:: Problem statement ::
The records that follow are to be repeated exactly, with the pictures removed.

Charts and diagrams as code
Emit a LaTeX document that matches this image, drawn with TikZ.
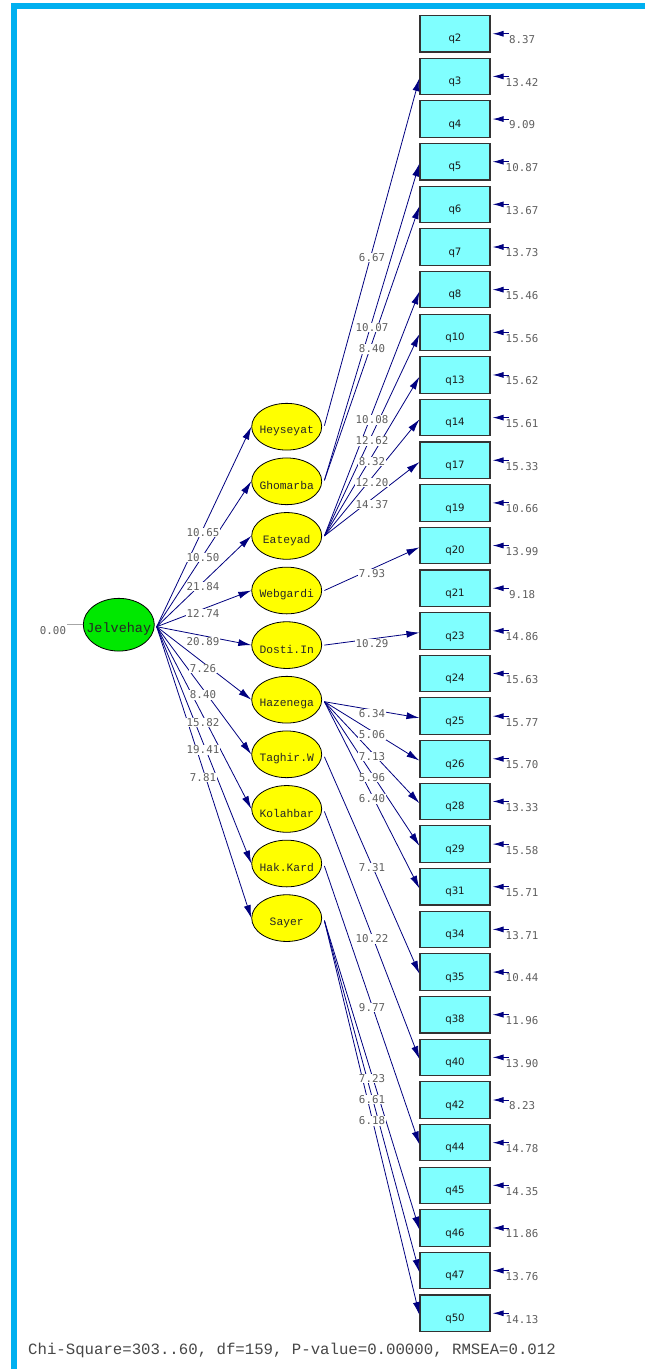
\documentclass[tikz,border=0pt]{standalone}
\usepackage{fontspec}
\usetikzlibrary{arrows.meta,shapes.geometric}
\newfontfamily\numf{DejaVu Sans Mono}
\newfontfamily\courf{Liberation Mono}
\newfontfamily\boxf{DejaVu Sans}
\definecolor{navyc}{RGB}{0,0,128}
\definecolor{qcyan}{RGB}{128,255,255}
\definecolor{lyellow}{RGB}{255,255,0}
\definecolor{lgreen}{RGB}{0,232,0}
\definecolor{framec}{RGB}{0,176,240}
\definecolor{numgray}{RGB}{95,95,95}
\begin{document}
\begin{tikzpicture}[x=1pt,y=-1pt,
 qbox/.style={draw=black!80, line width=1.1pt, fill=qcyan, minimum width=70pt, minimum height=36.5pt, inner sep=0pt},
 qtxt/.style={font=\boxf\fontsize{10.2}{12}\selectfont, text=black!90, inner sep=0pt},
 lat/.style={ellipse, draw=black, line width=0.8pt, fill=lyellow, minimum width=70pt, minimum height=46.7pt, inner sep=0pt},
 lattxt/.style={font=\courf\fontsize{11.3}{13}\selectfont, text=black!85, inner sep=0pt},
 num/.style={font=\numf\fontsize{10.8}{12}\selectfont, text=numgray, inner sep=0.7pt},
 lbl/.style={num, fill=white},
 arr/.style={draw=navyc, line width=0.8pt, -{Latex[length=13pt,width=7pt]}},
 earr/.style={draw=navyc, line width=0.9pt, -{Latex[length=11pt,width=6pt]}},
]
\useasboundingbox (0,0) rectangle (645,1369);
\fill[white] (0,0) rectangle (645,1369);
\fill[framec] (11,3) rectangle (645,9);
\fill[framec] (11,3) rectangle (17,1369);

% observed variables with error terms
\foreach \n/\e [count=\k from 0] in {2/8.37, 3/13.42, 4/9.09, 5/10.87, 6/13.67, 7/13.73, 8/15.46, 10/15.56, 13/15.62, 14/15.61, 17/15.33, 19/10.66, 20/13.99, 21/9.18, 23/14.86, 24/15.63, 25/15.77, 26/15.70, 28/13.33, 29/15.58, 31/15.71, 34/13.71, 35/10.44, 38/11.96, 40/13.90, 42/8.23, 44/14.78, 45/14.35, 46/11.86, 47/13.76, 50/14.13} {
  \node[qbox] (q\n) at (455, {33.75+\k*42.65}) {};
  \node[qtxt] (t\n) at ([yshift=-5.5pt]q\n.center) {q\n};
  \node[num] (e\n) at ([xshift=67pt,yshift=-6pt]q\n.center) {\e};
  \draw[earr] ([xshift=18pt]q\n.east) -- ([xshift=2pt]q\n.east);
}

% latent variables
\foreach \nm/\txt [count=\k from 0] in {heys/Heyseyat, ghom/Ghomarba, eate/Eateyad, webg/Webgardi, dost/Dosti.In, haze/Hazenega, tagh/Taghir.W, kola/Kolahbar, hakk/Hak.Kard, saye/Sayer} {
  \node[lat] (\nm) at (286.7, {426.7+\k*54.6}) {};
  \node[lattxt] (\nm t) at ([yshift=-4.3pt]\nm.center) {\txt};
}

% second-order factor
\node[ellipse, draw=black, line width=0.8pt, fill=lgreen, minimum width=71pt, minimum height=52.7pt, inner sep=0pt] (jel) at (118.8,624.7) {};
\node[font=\courf\fontsize{13.5}{15}\selectfont, text=black!85, inner sep=0pt] (jelt) at ([yshift=-4.3pt]jel.center) {Jelvehay};
\node[num] (jvar) at (53,631) {0.00};
\coordinate (jin) at (67,624.7);
\draw[black!35, line width=0.7pt] (jin) -- (jel.west);

% second-order paths
\foreach \nm in {heys, ghom, eate, webg, dost, haze, tagh, kola, hakk, saye} {
  \draw[arr] ([xshift=2pt,yshift=-2pt]jel.east) -- (\nm.west);
}

% first-order loadings
\draw[arr] ([xshift=2.3pt,yshift=1pt]heys.east) -- ([yshift=-1.75pt]q3.west);
\draw[arr] ([xshift=2.3pt,yshift=1pt]ghom.east) -- ([yshift=-1.75pt]q5.west);
\draw[arr] ([xshift=2.3pt,yshift=1pt]ghom.east) -- ([yshift=-1.75pt]q6.west);
\foreach \q in {8,10,13,14,17} {
  \draw[arr] ([xshift=2.3pt]eate.east) -- ([yshift=-1.75pt]q\q.west);
}
\draw[arr] ([xshift=2.3pt]webg.east) -- ([yshift=-1.75pt]q20.west);
\draw[arr] ([xshift=2.3pt]dost.east) -- ([yshift=-1.75pt]q23.west);
\foreach \q in {25,26,28,29,31} {
  \draw[arr] ([xshift=2.3pt,yshift=-2pt]haze.east) -- ([yshift=-1.75pt]q\q.west);
}
\draw[arr] ([xshift=2.3pt,yshift=-2.5pt]tagh.east) -- ([yshift=-1.75pt]q35.west);
\draw[arr] ([xshift=2.3pt,yshift=-2.5pt]kola.east) -- ([yshift=-1.75pt]q40.west);
\draw[arr] ([xshift=2.3pt,yshift=-2.5pt]hakk.east) -- ([yshift=-1.75pt]q44.west);
\foreach \q in {46,47,50} {
  \draw[arr] ([xshift=2.3pt,yshift=-2.5pt]saye.east) -- ([yshift=-1.75pt]q\q.west);
}

% labels of second-order paths
\foreach \v/\y in {10.65/532.7, 10.50/557.5, 21.84/586.7, 12.74/613.3, 20.89/641.7, 7.26/668.3, 8.40/695, 15.82/722.7, 19.41/750, 7.81/777.3} {
  \node[lbl] at (203,\y) {\v};
}
% labels of first-order loadings
\foreach \v/\y in {6.67/257.7, 10.07/327.7, 8.40/349, 10.08/420, 12.62/441, 8.32/461.7, 12.20/482.7, 14.37/504.3, 7.93/573.3, 10.29/644, 6.34/713.3, 5.06/735, 7.13/756.7, 5.96/777.7, 6.40/799, 7.31/867.7, 10.22/939, 9.77/1007.7, 7.23/1078.3, 6.61/1099.3, 6.18/1121} {
  \node[lbl] at (372,\y) {\v};
}

\node[font=\courf\fontsize{15.7}{18}\selectfont, text=black!72, inner sep=0pt] (fitstat) at (292,1350.5) {Chi-Square=303..60, df=159, P-value=0.00000, RMSEA=0.012};
\end{tikzpicture}
\end{document}
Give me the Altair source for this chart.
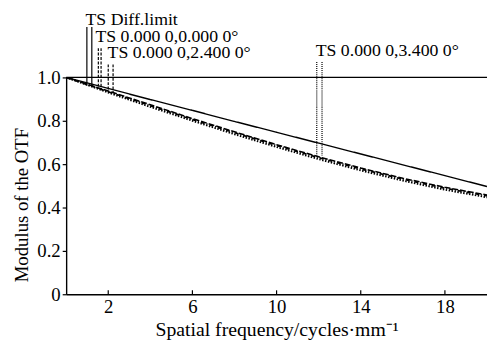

:: Correct answer ::
Emit a LaTeX document that matches this image, drawn with TikZ.
\documentclass[tikz,border=0pt]{standalone}
\usepackage{fontspec}
\usetikzlibrary{arrows.meta,shapes.geometric}
\newfontfamily\numf{DejaVu Sans Mono}
\newfontfamily\courf{Liberation Mono}
\newfontfamily\boxf{DejaVu Sans}
\definecolor{navyc}{RGB}{0,0,128}
\definecolor{qcyan}{RGB}{128,255,255}
\definecolor{lyellow}{RGB}{255,255,0}
\definecolor{lgreen}{RGB}{0,232,0}
\definecolor{framec}{RGB}{0,176,240}
\definecolor{numgray}{RGB}{95,95,95}
\begin{document}
\begin{tikzpicture}[x=1pt,y=-1pt,
 qbox/.style={draw=black!80, line width=1.1pt, fill=qcyan, minimum width=70pt, minimum height=36.5pt, inner sep=0pt},
 qtxt/.style={font=\boxf\fontsize{10.2}{12}\selectfont, text=black!90, inner sep=0pt},
 lat/.style={ellipse, draw=black, line width=0.8pt, fill=lyellow, minimum width=70pt, minimum height=46.7pt, inner sep=0pt},
 lattxt/.style={font=\courf\fontsize{11.3}{13}\selectfont, text=black!85, inner sep=0pt},
 num/.style={font=\numf\fontsize{10.8}{12}\selectfont, text=numgray, inner sep=0.7pt},
 lbl/.style={num, fill=white},
 arr/.style={draw=navyc, line width=0.8pt, -{Latex[length=13pt,width=7pt]}},
 earr/.style={draw=navyc, line width=0.9pt, -{Latex[length=11pt,width=6pt]}},
]
\useasboundingbox (0,0) rectangle (645,1369);
\fill[white] (0,0) rectangle (645,1369);
\fill[framec] (11,3) rectangle (645,9);
\fill[framec] (11,3) rectangle (17,1369);

% observed variables with error terms
\foreach \n/\e [count=\k from 0] in {2/8.37, 3/13.42, 4/9.09, 5/10.87, 6/13.67, 7/13.73, 8/15.46, 10/15.56, 13/15.62, 14/15.61, 17/15.33, 19/10.66, 20/13.99, 21/9.18, 23/14.86, 24/15.63, 25/15.77, 26/15.70, 28/13.33, 29/15.58, 31/15.71, 34/13.71, 35/10.44, 38/11.96, 40/13.90, 42/8.23, 44/14.78, 45/14.35, 46/11.86, 47/13.76, 50/14.13} {
  \node[qbox] (q\n) at (455, {33.75+\k*42.65}) {};
  \node[qtxt] (t\n) at ([yshift=-5.5pt]q\n.center) {q\n};
  \node[num] (e\n) at ([xshift=67pt,yshift=-6pt]q\n.center) {\e};
  \draw[earr] ([xshift=18pt]q\n.east) -- ([xshift=2pt]q\n.east);
}

% latent variables
\foreach \nm/\txt [count=\k from 0] in {heys/Heyseyat, ghom/Ghomarba, eate/Eateyad, webg/Webgardi, dost/Dosti.In, haze/Hazenega, tagh/Taghir.W, kola/Kolahbar, hakk/Hak.Kard, saye/Sayer} {
  \node[lat] (\nm) at (286.7, {426.7+\k*54.6}) {};
  \node[lattxt] (\nm t) at ([yshift=-4.3pt]\nm.center) {\txt};
}

% second-order factor
\node[ellipse, draw=black, line width=0.8pt, fill=lgreen, minimum width=71pt, minimum height=52.7pt, inner sep=0pt] (jel) at (118.8,624.7) {};
\node[font=\courf\fontsize{13.5}{15}\selectfont, text=black!85, inner sep=0pt] (jelt) at ([yshift=-4.3pt]jel.center) {Jelvehay};
\node[num] (jvar) at (53,631) {0.00};
\coordinate (jin) at (67,624.7);
\draw[black!35, line width=0.7pt] (jin) -- (jel.west);

% second-order paths
\foreach \nm in {heys, ghom, eate, webg, dost, haze, tagh, kola, hakk, saye} {
  \draw[arr] ([xshift=2pt,yshift=-2pt]jel.east) -- (\nm.west);
}

% first-order loadings
\draw[arr] ([xshift=2.3pt,yshift=1pt]heys.east) -- ([yshift=-1.75pt]q3.west);
\draw[arr] ([xshift=2.3pt,yshift=1pt]ghom.east) -- ([yshift=-1.75pt]q5.west);
\draw[arr] ([xshift=2.3pt,yshift=1pt]ghom.east) -- ([yshift=-1.75pt]q6.west);
\foreach \q in {8,10,13,14,17} {
  \draw[arr] ([xshift=2.3pt]eate.east) -- ([yshift=-1.75pt]q\q.west);
}
\draw[arr] ([xshift=2.3pt]webg.east) -- ([yshift=-1.75pt]q20.west);
\draw[arr] ([xshift=2.3pt]dost.east) -- ([yshift=-1.75pt]q23.west);
\foreach \q in {25,26,28,29,31} {
  \draw[arr] ([xshift=2.3pt,yshift=-2pt]haze.east) -- ([yshift=-1.75pt]q\q.west);
}
\draw[arr] ([xshift=2.3pt,yshift=-2.5pt]tagh.east) -- ([yshift=-1.75pt]q35.west);
\draw[arr] ([xshift=2.3pt,yshift=-2.5pt]kola.east) -- ([yshift=-1.75pt]q40.west);
\draw[arr] ([xshift=2.3pt,yshift=-2.5pt]hakk.east) -- ([yshift=-1.75pt]q44.west);
\foreach \q in {46,47,50} {
  \draw[arr] ([xshift=2.3pt,yshift=-2.5pt]saye.east) -- ([yshift=-1.75pt]q\q.west);
}

% labels of second-order paths
\foreach \v/\y in {10.65/532.7, 10.50/557.5, 21.84/586.7, 12.74/613.3, 20.89/641.7, 7.26/668.3, 8.40/695, 15.82/722.7, 19.41/750, 7.81/777.3} {
  \node[lbl] at (203,\y) {\v};
}
% labels of first-order loadings
\foreach \v/\y in {6.67/257.7, 10.07/327.7, 8.40/349, 10.08/420, 12.62/441, 8.32/461.7, 12.20/482.7, 14.37/504.3, 7.93/573.3, 10.29/644, 6.34/713.3, 5.06/735, 7.13/756.7, 5.96/777.7, 6.40/799, 7.31/867.7, 10.22/939, 9.77/1007.7, 7.23/1078.3, 6.61/1099.3, 6.18/1121} {
  \node[lbl] at (372,\y) {\v};
}

\node[font=\courf\fontsize{15.7}{18}\selectfont, text=black!72, inner sep=0pt] (fitstat) at (292,1350.5) {Chi-Square=303..60, df=159, P-value=0.00000, RMSEA=0.012};
\end{tikzpicture}
\end{document}
Give me the Altair source for this chart.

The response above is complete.